One key observation about the conditional distribution of $X$ given $Y$, the distribution of the random variable $X\mid Y$, is that it is not uniform. In the first draft of this post, I wrote, as an example, that $X\mid\left\{Y=4\right\}$ is uniformly distributed over the integers $4$, $5$, and $6$. This is false:

$\displaystyle\mathbf{P}\left(X=k\mid Y=4\right)=\dfrac{\mathbf{P}\left(X=k,Y=4\right)}{\mathbf{P}(Y=4)}=\begin{cases}\dfrac{\frac{1}{36}}{\frac{5}{36}}=\dfrac{1}{5}&{k=4}\\ \\ \dfrac{\frac{1}{18}}{\frac{5}{36}}=\dfrac{2}{5}&{k=5,6}\end{cases}$

The reason for this is that there is only one way for the maximum of the two rolls to be $4$, given that the minimum is $4$: both rolls have outcomes of $4$. However, there are two ways for the maximum of the two rolls to be $5$ or $6$, given that minimum that the minimum is $4$: the first roll is $4$ and the second roll is $5$ or $6$, or the the first roll is $5$ or $6$ and the second roll is $4$.

Now that we have the joint pmf of $X$ and $Y$, we can return to the original question of the correlation between $X$ and $Y$. Observe that

$\begin{array}{lcl}\displaystyle\mathbf{E}\left[XY\right]=\sum_{k=1}^{6}\sum_{j=1}^{k}(k\cdot j)\mathbf{P}(X=k,Y=j)&=&\displaystyle\sum_{i=1}^{6}\dfrac{i^{2}}{36}+\sum_{k\neq j}\dfrac{k\cdot j}{18}\\[1 em]&=&\displaystyle\sum_{i=1}^{6}\dfrac{i^{2}}{36}+\dfrac{\left(1+\cdots+6\right)^{2}}{36}-\sum_{i=1}^{6}\dfrac{i^{2}}{36}\\[1 em]&=&\displaystyle\dfrac{21^{2}}{36}\\[1 em]&=&\displaystyle\dfrac{441}{36}\end{array}$

Using the marginal distributions of $X$ and $Y$, we compute the expectations to be

$\displaystyle\mathbf{E}[X]=\sum_{i=1}^{6}i\cdot\dfrac{2i-1}{36}=\dfrac{6\cdot 7\cdot 13}{6\cdot 18}-\dfrac{21}{36}=\dfrac{182}{36}-\dfrac{21}{36}=\dfrac{161}{36}$

and

$\displaystyle\mathbf{E}[Y]=\sum_{i=1}^{6}(7-i)\cdot\dfrac{2i-1}{36}=7-\dfrac{161}{36}=\dfrac{252}{36}-\dfrac{161}{36}=\dfrac{91}{36}$

Putting these results together, we see that $X$ and $Y$ have positive covariance:

$\displaystyle\text{Cov}(X,Y)=\mathbf{E}[XY]-\mathbf{E}[X]{E}[Y]=\dfrac{441}{36}-\dfrac{161}{36}\cdot\dfrac{91}{36}=\dfrac{1225}{1296}\approx .945$

I leave it as an exercise to the reader to compute the Pearson $\rho$-correlation coefficient of $X$ and $Y$, which is defined by

$\displaystyle\rho(X,Y)=\dfrac{\text{Cov}(X,Y)}{\sqrt{\text{Var}(X)\text{Var}(Y)}}$

It’s not hard; since you know $\text{Cov}(X,Y)$, you just need to compute the variances of $X$ and $Y$ using their respective marginal distributions.
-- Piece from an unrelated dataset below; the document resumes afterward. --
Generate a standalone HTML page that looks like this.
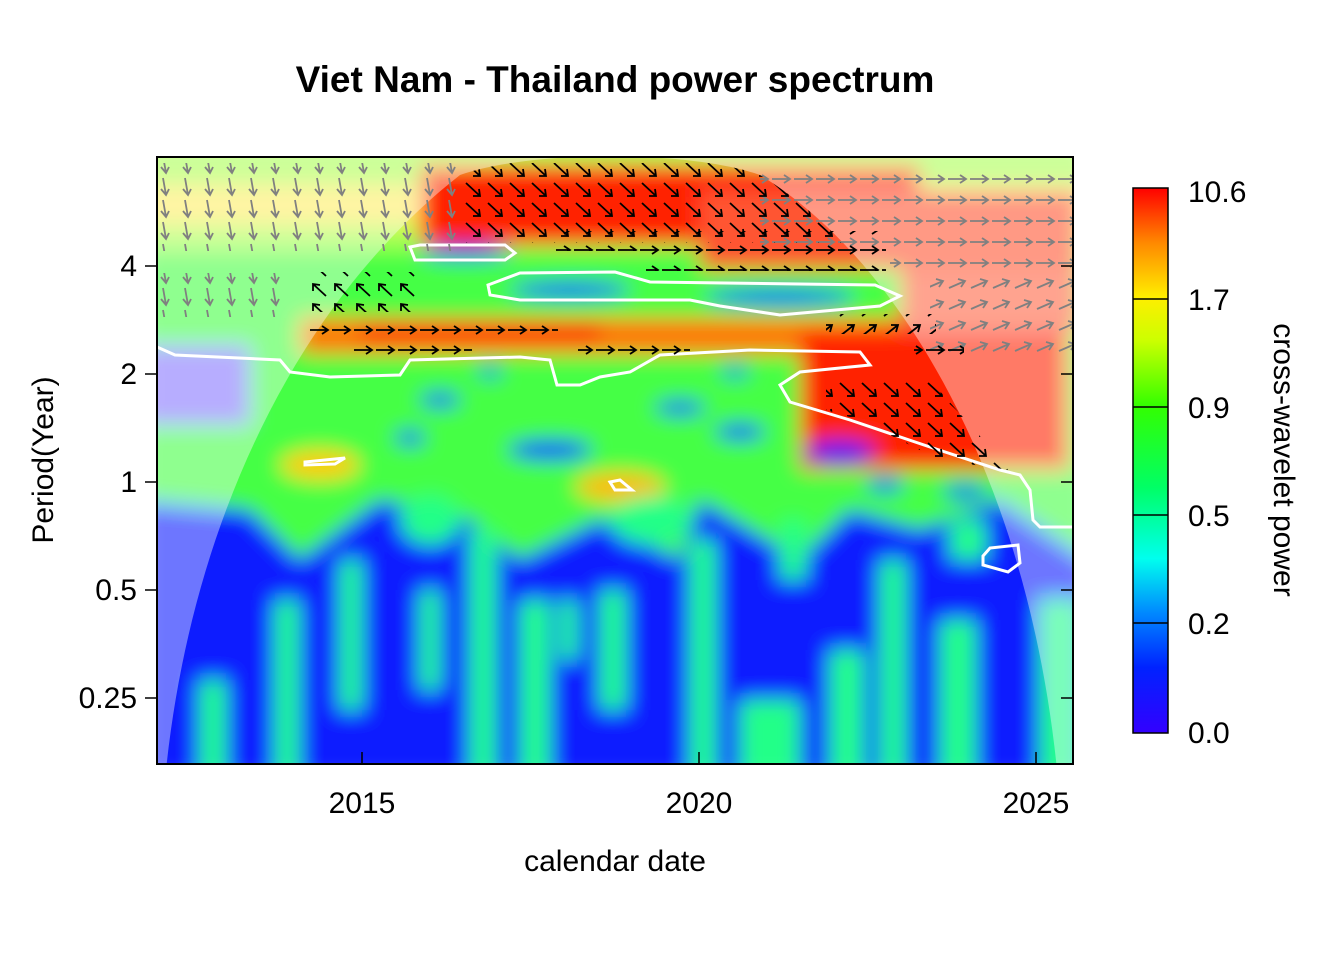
<!DOCTYPE html>
<html><head><meta charset="utf-8"><style>
body{margin:0;background:#fff;}
svg text{font-family:"Liberation Sans",Arial,sans-serif;}
</style></head><body>
<svg width="1344" height="960" xmlns="http://www.w3.org/2000/svg">
<defs>
<clipPath id="pc"><rect x="157" y="157" width="916" height="607"/></clipPath>
<clipPath id="cone"><path d="M165 780 C190 520 300 300 460 175 C530 150 690 150 760 175 C900 260 1030 480 1058 780 Z"/></clipPath>
<filter id="bl" x="-10%" y="-10%" width="120%" height="120%"><feGaussianBlur stdDeviation="10"/></filter>
<linearGradient id="cb" x1="0" y1="1" x2="0" y2="0">
<stop offset="0" stop-color="#3300ff"/><stop offset="0.12" stop-color="#0022ff"/>
<stop offset="0.22" stop-color="#0088ff"/><stop offset="0.32" stop-color="#00ffee"/>
<stop offset="0.45" stop-color="#00ff66"/><stop offset="0.6" stop-color="#33ff00"/>
<stop offset="0.72" stop-color="#ccff00"/><stop offset="0.8" stop-color="#ffee00"/>
<stop offset="0.9" stop-color="#ff8800"/><stop offset="1" stop-color="#ff0000"/>
</linearGradient>
<pattern id="gD" width="22" height="22" patternUnits="userSpaceOnUse"><path d="M9 2 L12 19 M7 13 L12 19 L15 13" stroke="#808080" stroke-width="1.8" fill="none"/></pattern>
<pattern id="gR" width="22" height="21" patternUnits="userSpaceOnUse"><path d="M2 11 L20 11 M14 7 L20 11 L14 15" stroke="#808080" stroke-width="1.8" fill="none"/></pattern>
<pattern id="gU" width="22" height="21" patternUnits="userSpaceOnUse"><path d="M3 15 L19 8 M12 6 L19 8 L15 14" stroke="#808080" stroke-width="1.8" fill="none"/></pattern>
<pattern id="kDR" width="22" height="20" patternUnits="userSpaceOnUse"><path d="M4 3 L18 16 M11 16 L18 16 L17 9" stroke="#000" stroke-width="1.8" fill="none"/></pattern>
<pattern id="kR" width="22" height="20" patternUnits="userSpaceOnUse"><path d="M2 10 L20 10 M14 6 L20 10 L14 14" stroke="#000" stroke-width="1.8" fill="none"/></pattern>
<pattern id="kU" width="22" height="20" patternUnits="userSpaceOnUse"><path d="M4 16 L18 5 M11 5 L18 5 L16 12" stroke="#000" stroke-width="1.8" fill="none"/></pattern>
<pattern id="kUL" width="22" height="20" patternUnits="userSpaceOnUse"><path d="M18 16 L5 4 M5 11 L5 4 L12 5" stroke="#000" stroke-width="1.8" fill="none"/></pattern>
</defs>
<text x="615" y="92" font-size="37" font-weight="bold" text-anchor="middle">Viet Nam - Thailand power spectrum</text>
<g clip-path="url(#pc)">
<g filter="url(#bl)">
<rect x="140" y="140" width="950" height="640" fill="#44ff44"/>
<rect x="140" y="140" width="950" height="110" fill="#aaff55"/>
<rect x="140" y="185" width="950" height="40" fill="#ffee66"/>
<rect x="420" y="165" width="500" height="80" fill="#ff2200"/>
<rect x="700" y="190" width="380" height="80" fill="#ff5533"/>
<rect x="300" y="318" width="640" height="36" fill="#ff7700"/>
<rect x="360" y="322" width="240" height="20" fill="#ff3300"/>
<rect x="800" y="330" width="270" height="140" fill="#ff2200"/>
<rect x="900" y="270" width="180" height="60" fill="#ff6644"/>
<ellipse cx="465" cy="252" rx="45" ry="7" fill="#0033ff"/>
<ellipse cx="570" cy="290" rx="60" ry="8" fill="#0033ff"/>
<ellipse cx="780" cy="297" rx="75" ry="8" fill="#0033ff"/>
<rect x="140" y="345" width="110" height="80" fill="#8877ff"/>
<ellipse cx="440" cy="400" rx="20" ry="7" fill="#0022ff"/>
<ellipse cx="550" cy="450" rx="42" ry="10" fill="#0022ff"/>
<ellipse cx="680" cy="408" rx="25" ry="7" fill="#0022ff"/>
<ellipse cx="740" cy="432" rx="25" ry="8" fill="#0022ff"/>
<ellipse cx="840" cy="452" rx="35" ry="11" fill="#0022ff"/>
<ellipse cx="410" cy="438" rx="15" ry="7" fill="#0022ff"/>
<ellipse cx="490" cy="372" rx="12" ry="5" fill="#0022ff"/>
<ellipse cx="735" cy="372" rx="14" ry="5" fill="#0022ff"/>
<ellipse cx="885" cy="485" rx="18" ry="7" fill="#0022ff"/>
<ellipse cx="965" cy="492" rx="22" ry="7" fill="#0022ff"/>
<ellipse cx="320" cy="465" rx="40" ry="15" fill="#ffcc00"/>
<ellipse cx="620" cy="487" rx="45" ry="15" fill="#ffbb00"/>
<ellipse cx="760" cy="565" rx="60" ry="20" fill="#ffee00"/>
<ellipse cx="1000" cy="555" rx="40" ry="30" fill="#ff5500"/>
<ellipse cx="780" cy="730" rx="25" ry="25" fill="#ff5500"/>
<ellipse cx="480" cy="730" rx="15" ry="25" fill="#ffdd00"/>
<path d="M140 500 L250 510 L300 560 L380 500 L470 520 L520 560 L600 520 L680 560 L700 500 L800 560 L850 510 L920 530 L1000 500 L1090 560 L1090 780 L140 780 Z" fill="#0a1cff"/>
<g fill="#22ff88">
<rect x="275" y="600" width="24" height="180"/><rect x="340" y="560" width="22" height="150"/>
<rect x="420" y="590" width="20" height="100"/><rect x="470" y="530" width="26" height="250"/>
<rect x="520" y="600" width="30" height="180"/><rect x="600" y="590" width="26" height="120"/>
<rect x="690" y="540" width="26" height="240"/><rect x="740" y="700" width="60" height="80"/>
<rect x="830" y="650" width="34" height="130"/><rect x="880" y="560" width="26" height="220"/>
<rect x="940" y="620" width="36" height="160"/><rect x="1040" y="600" width="40" height="180"/>
<rect x="200" y="680" width="26" height="100"/><rect x="560" y="600" width="18" height="60"/>
<rect x="780" y="520" width="26" height="60"/><rect x="950" y="520" width="36" height="40"/>
</g>
<ellipse cx="430" cy="520" rx="30" ry="25" fill="#22ff88"/>
<ellipse cx="650" cy="520" rx="40" ry="25" fill="#22ff88"/>
</g>
<path fill-rule="evenodd" fill="#fff" fill-opacity="0.4" d="M140 140 H1090 V780 H140 Z M165 780 C190 520 300 300 460 175 C530 150 690 150 760 175 C900 260 1030 480 1058 780 Z"/>
<g fill="none" stroke="#fff" stroke-width="3">
<path d="M157 347 L175 355 L280 360 L290 372 L330 377 L400 375 L410 360 L520 357 L550 360 L557 385 L580 385 L600 377 L630 372 L660 355 L750 350 L860 352 L870 365 L800 372 L780 385 L790 402 L850 420 L930 447 L1000 470 L1020 475 L1030 490 L1033 520 L1040 527 L1073 527"/>
<path d="M410 247 L420 245 L505 245 L515 253 L505 260 L415 260 Z"/>
<path d="M488 285 L520 273 L615 272 L650 282 L875 285 L900 296 L880 306 L780 315 L720 306 L690 300 L520 300 L490 295 Z"/>
<path d="M305 462 L345 458 L335 464 L305 465 Z"/>
<path d="M610 482 L620 480 L632 490 L615 490 Z"/>
<path d="M983 556 L990 548 L1018 545 L1020 563 L1008 572 L983 565 Z"/>
</g>
<rect x="157" y="163" width="308" height="88" fill="url(#gD)"/>
<rect x="157" y="273" width="130" height="44" fill="url(#gD)"/>
<rect x="760" y="166" width="313" height="84" fill="url(#gR)"/>
<rect x="890" y="250" width="183" height="20" fill="url(#gR)"/>
<rect x="930" y="272" width="143" height="84" fill="url(#gU)"/>
<g clip-path="url(#cone)">
<rect x="460" y="163" width="420" height="80" fill="url(#kDR)"/>
</g>
<rect x="556" y="231" width="330" height="20" fill="url(#kR)"/>
<rect x="646" y="251" width="240" height="20" fill="url(#kR)"/>
<rect x="308" y="272" width="110" height="40" fill="url(#kUL)"/>
<rect x="308" y="316" width="250" height="20" fill="url(#kR)"/>
<rect x="352" y="336" width="120" height="20" fill="url(#kR)"/>
<rect x="578" y="336" width="112" height="20" fill="url(#kR)"/>
<rect x="826" y="314" width="110" height="20" fill="url(#kU)"/>
<rect x="914" y="336" width="50" height="20" fill="url(#kR)"/>
<path d="M826 380 L930 380 L1010 470 L940 460 L860 420 L826 410 Z" fill="url(#kDR)"/>
</g>
<rect x="157" y="157" width="916" height="607" fill="none" stroke="#000" stroke-width="2"/>
<g stroke="#000" stroke-width="1.5">
<line x1="362" y1="764" x2="362" y2="752"/><line x1="699" y1="764" x2="699" y2="752"/><line x1="1036" y1="764" x2="1036" y2="752"/>
<line x1="157" y1="266" x2="145" y2="266"/><line x1="157" y1="374" x2="145" y2="374"/><line x1="157" y1="482" x2="145" y2="482"/><line x1="157" y1="590" x2="145" y2="590"/><line x1="157" y1="698" x2="145" y2="698"/>
<line x1="1073" y1="266" x2="1061" y2="266"/><line x1="1073" y1="374" x2="1061" y2="374"/><line x1="1073" y1="482" x2="1061" y2="482"/><line x1="1073" y1="590" x2="1061" y2="590"/><line x1="1073" y1="698" x2="1061" y2="698"/>
</g>
<g font-size="30" text-anchor="end">
<text x="137" y="276">4</text><text x="137" y="384">2</text><text x="137" y="492">1</text><text x="137" y="600">0.5</text><text x="137" y="708">0.25</text>
</g>
<g font-size="30" text-anchor="middle">
<text x="362" y="813">2015</text><text x="699" y="813">2020</text><text x="1036" y="813">2025</text>
<text x="615" y="871">calendar date</text>
</g>
<text transform="translate(53,460) rotate(-90)" font-size="30" text-anchor="middle">Period(Year)</text>
<rect x="1133" y="188" width="35" height="545" fill="url(#cb)" stroke="#000" stroke-width="1.5"/>
<g stroke="#000" stroke-width="1.5">
<line x1="1133" y1="299" x2="1168" y2="299"/><line x1="1133" y1="407" x2="1168" y2="407"/><line x1="1133" y1="515" x2="1168" y2="515"/><line x1="1133" y1="623" x2="1168" y2="623"/>
</g>
<g font-size="30">
<text x="1188" y="202">10.6</text><text x="1188" y="310">1.7</text><text x="1188" y="418">0.9</text><text x="1188" y="526">0.5</text><text x="1188" y="634">0.2</text><text x="1188" y="743">0.0</text>
</g>
<text transform="translate(1274,460) rotate(90)" font-size="30" text-anchor="middle">cross-wavelet power</text>
</svg>
</body></html>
One of the reasons I like this problem is it illustrates that covariance is a measure of association, not causation. By association, I mean how two random variables vary together. Statistics teachers try to knock in students’ head this fact with the oft-repeated statement “correlation does not imply causation,” but all too often I read descriptions of studies that measure the correlation between two variables $X$ and $Y$ and summarize the conclusions by saying that $X$ causes $Y$ or $Y$ causes $X$. The media are the worst offenders when it comes to confounding correlation and causation; just read the headlines in the Health section of your Google News page.

Even though the minimum and maximum of the die rolls are positively correlated, as shown above, no one would say that a large minimum causes a large maximum; remember that we assume the rolls are independent. Knowing the minimum of the rolls only gives information on the possible values of the maximum, by definition of minimum and maximum. The maximum is tautologically at least as big as the minimum, so if $Y=4$, then we know that $X\neq 3$. The positive correlation stems from the information one random variable provides about one another.